A year ago, a mystery virus began to kill people in China. Causing an illness dubbed severe acute respiratory syndrome (SARS), the virus quickly spread beyond Asia and for a few months stirred fears of a worldwide epidemic.

With stunning speed, scientists identified the virus and decoded its genetic sequence (SN: 4/26/03, p. 262: Out of China: SARS virus’ genome hints at independent evolution). Now, a research team has claimed victory in the race to identify the cellular receptor–the protein to which the virus attaches when it infects cells–for the SARS virus. Since the protein turned out to be a well-known one that had previously been implicated in heart disease, drugs that target the receptor are already under development. Some of those same compounds might serve as antiviral medications for SARS patients, say researchers.

Michael Farzan of Brigham and Women’s Hospital in Boston and his colleagues went fishing for the receptor with a lure made of the molecule on the surface of the SARS virus that docks with the cell’s receptor. They burst monkey-kidney cells, which the virus easily infects, and then cast the viral-surface molecule into the resulting debris.

The SARS-receptor molecule latched on to three proteins, but only one of these, angiotensin-converting enzyme 2 (ACE2), is typically found on the surface of mammalian cells.

Several subsequent experiments, reported in the Nov. 27 Nature, make the case that the human form of ACE2 is a SARS-virus receptor. First, human-kidney cells engineered to produce ACE2 fuse with cells engineered to make the SARS virus’ surface molecule. Second, cells engineered to mass-produce ACE2 were more readily infected by the SARS virus than were normal cells. Third, an antibody to ACE2 slowed the replication of the virus in cells bearing the enzyme.

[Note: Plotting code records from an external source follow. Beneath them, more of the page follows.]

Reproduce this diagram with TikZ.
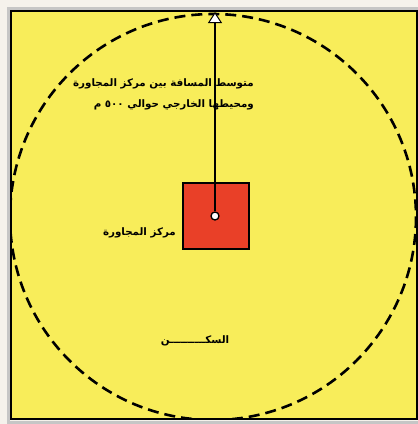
\documentclass[tikz,border=0pt]{standalone}
\usepackage{fontspec}
\newfontfamily\arabicfont[Script=Arabic]{DejaVu Sans}
\TeXXeTstate=1
\usetikzlibrary{arrows.meta}
\definecolor{fondo}{RGB}{248,237,90}
\definecolor{rojo}{RGB}{233,64,40}
\definecolor{margen}{RGB}{245,242,236}

\begin{document}
\begin{tikzpicture}[x=1pt, y=-1pt,
    texto/.style={font=\arabicfont\bfseries\fontsize{10.3}{21}\selectfont, inner sep=0pt}]
    \useasboundingbox (0,0) rectangle (418,424);
    \fill[margen] (0,0) rectangle (418,424);
    \draw[gray!45, line width=3] (8,8) rectangle (421,422);
    \fill[fondo] (11,11) rectangle (417,419);

    \begin{scope}
        \clip (11,11) rectangle (417,419);  % dentro del marco
        \draw[line width=2.6, dash pattern=on 11pt off 6pt] (213,217) circle (203);
    \end{scope}

    % Marco
    \draw[line width=1.6] (11,11) rectangle (417,419);

    \node[draw, fill=rojo, line width=1.8, minimum size=66, inner sep=0] (centro) at (216,216) {};
    \node[texto, align=right, anchor=east] (distancia) at (254,94)
        {\beginR متوسط المسافة بين مركز المجاورة\endR\\
         \beginR ومحيطها الخارجي حوالي \beginL ٥٠٠\endL{} م\endR};
    \node[texto, anchor=east] (etiqueta) at (176,233) {\beginR مركز المجاورة\endR};
    \node[texto, anchor=center] (sakan) at (195,341) {\beginR السكــــــــــن\endR};

    \node[circle, draw, fill=white, line width=1.3, minimum size=8, inner sep=0] (punto) at (215,216) {};
    \coordinate (borde) at (215,12);
    \draw[line width=1.8, -{Triangle[width=14pt, length=11pt, fill=white, line width=1]}] (punto) -- (borde);
\end{tikzpicture}
\end{document}
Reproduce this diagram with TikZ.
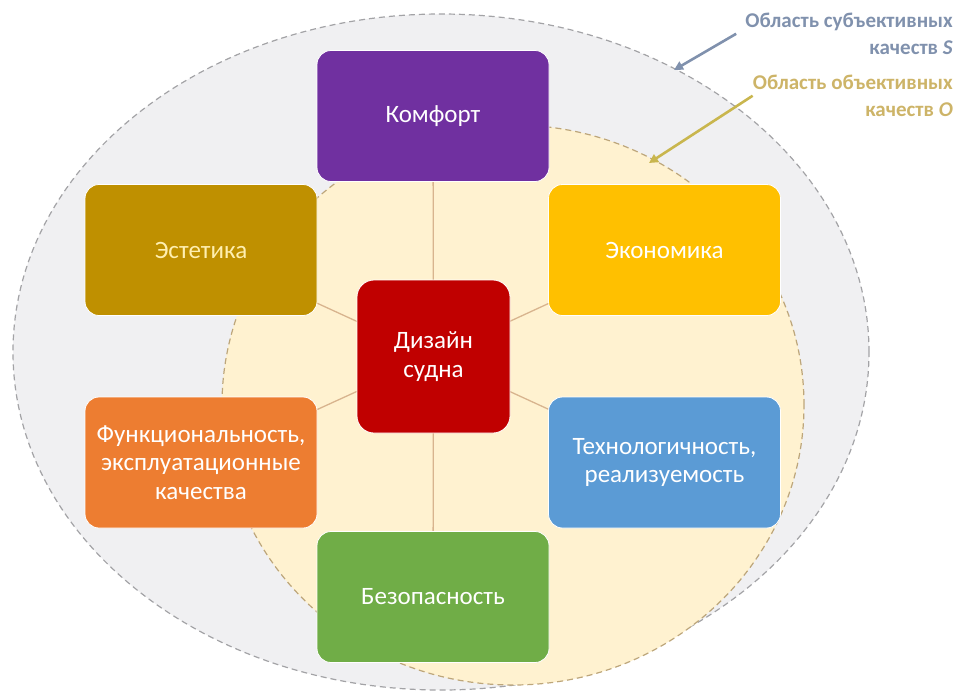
\documentclass[tikz,border=0pt]{standalone}
\usepackage{fontspec}
\setmainfont{Carlito}
\usetikzlibrary{arrows.meta}
\pgfdeclarelayer{back}
\pgfdeclarelayer{links}
\pgfsetlayers{back,links,main}
\definecolor{komfortc}{HTML}{7030A0}
\definecolor{estetikac}{HTML}{BF9000}
\definecolor{estetikatext}{HTML}{FFEFB0}
\definecolor{ekonomikac}{HTML}{FFC000}
\definecolor{dizainc}{HTML}{C00000}
\definecolor{funkcc}{HTML}{ED7D31}
\definecolor{tehnoc}{HTML}{5B9BD5}
\definecolor{bezopc}{HTML}{70AD47}
\definecolor{outerfill}{HTML}{F0F0F2}
\definecolor{outerline}{HTML}{A3A3A6}
\definecolor{innerfill}{HTML}{FFF2D0}
\definecolor{innerline}{HTML}{BDA67A}
\definecolor{linkc}{HTML}{D8B48E}
\definecolor{subjc}{HTML}{8091AD}
\definecolor{objc}{HTML}{CDB468}
\definecolor{objarrow}{HTML}{C9B64E}

\begin{document}
\begin{tikzpicture}[x=1pt,y=-1pt]
\tikzstyle{box}=[rectangle,rounded corners=14pt,draw=white,line width=0.8pt,minimum width=232pt,minimum height=131pt,text=white,align=center,font=\fontsize{25}{28.5}\selectfont]
\tikzstyle{hub}=[box,minimum width=153pt,minimum height=153pt,rounded corners=17pt]
\tikzstyle{link}=[draw=linkc,line width=1.3pt]
\tikzstyle{note}=[align=right,inner sep=0pt,font=\bfseries\fontsize{21}{26.5}\selectfont]
\tikzstyle{pointer}=[line width=2.6pt,-{Triangle[length=9pt,width=9pt]}]

\useasboundingbox (0,0) rectangle (964,691);

% the two areas
\begin{pgfonlayer}{back}
\draw[draw=outerline,fill=outerfill,line width=1.2pt,dash pattern=on 6pt off 4pt] (441,352) ellipse [x radius=428pt, y radius=338pt];
\draw[draw=innerline,fill=innerfill,line width=1.2pt,dash pattern=on 6pt off 4pt] (513,405) ellipse [x radius=291pt, y radius=280pt];
\end{pgfonlayer}

% the qualities
\node[box,fill=komfortc] (komfort) at (433,116) {Комфорт};
\node[box,fill=estetikac,text=estetikatext] (estetika) at (201,250) {Эстетика};
\node[box,fill=ekonomikac] (ekonomika) at (664.5,250) {Экономика};
\node[hub,fill=dizainc] (dizain) at (433.5,356.5) {Дизайн\\судна};
\node[box,fill=funkcc] (funkc) at (201,462.5) {Функциональность,\\эксплуатационные\\качества};
\node[box,fill=tehnoc] (tehno) at (664.5,462.5) {Технологичность,\\реализуемость};
\node[box,fill=bezopc] (bezop) at (433,597) {Безопасность};

\begin{pgfonlayer}{links}
\foreach \n in {komfort,estetika,ekonomika,funkc,tehno,bezop}
{
  \draw[link] (dizain.center) -- (\n.center);
}
\end{pgfonlayer}

% labels of the areas
\node[note,text=subjc,anchor=north east] (subj) at (953,13) {Область субъективных\\качеств \textit{S}};
\node[note,text=objc,anchor=north east] (obj) at (953,75) {Область объективных\\качеств \textit{O}};

\coordinate (subjtip) at (674,70);
\coordinate (objtip) at (649,163);

\draw[pointer,draw=subjc] ([xshift=-9pt]subj.west) -- (subjtip);
\draw[pointer,draw=objarrow] (obj.west) -- (objtip);

\end{tikzpicture}
\end{document}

“We nailed it. It’s lock-solid” that ACE2 is a receptor for the SARS virus, says Farzan.

Another virologist trying to identify the receptor agrees. The results are “very convincing,” says Dimiter S. Dimtrov of the National Cancer Institute in Frederick, Md. “It’s absolutely amazing how quickly they did this.”

Until now, ACE2 has largely interested cardiologists. Several decades ago, physicians began using inhibitors of a similar enzyme, ACE, to treat high blood pressure and heart disease. A few years ago, scientists discovered ACE2 and began to look for compounds that block its activities. There’s a good correspondence between tissues that make ACE2–the heart, lungs, and kidneys, for example–and ones affected by the SARS virus, notes Farzan.

He and his colleagues are now looking into whether known ACE2 inhibitors block the SARS virus from cells. It’s possible that these inhibitors may thwart ACE2’s function but still allow the virus to grab onto the enzyme, cautions Farzan.

Gary Nabel, director of the National Institutes of Health Vaccine Research Center in Bethesda, Md., calls the new work a “fascinating discovery” but notes that the SARS virus may exploit proteins other than ACE2 as receptors.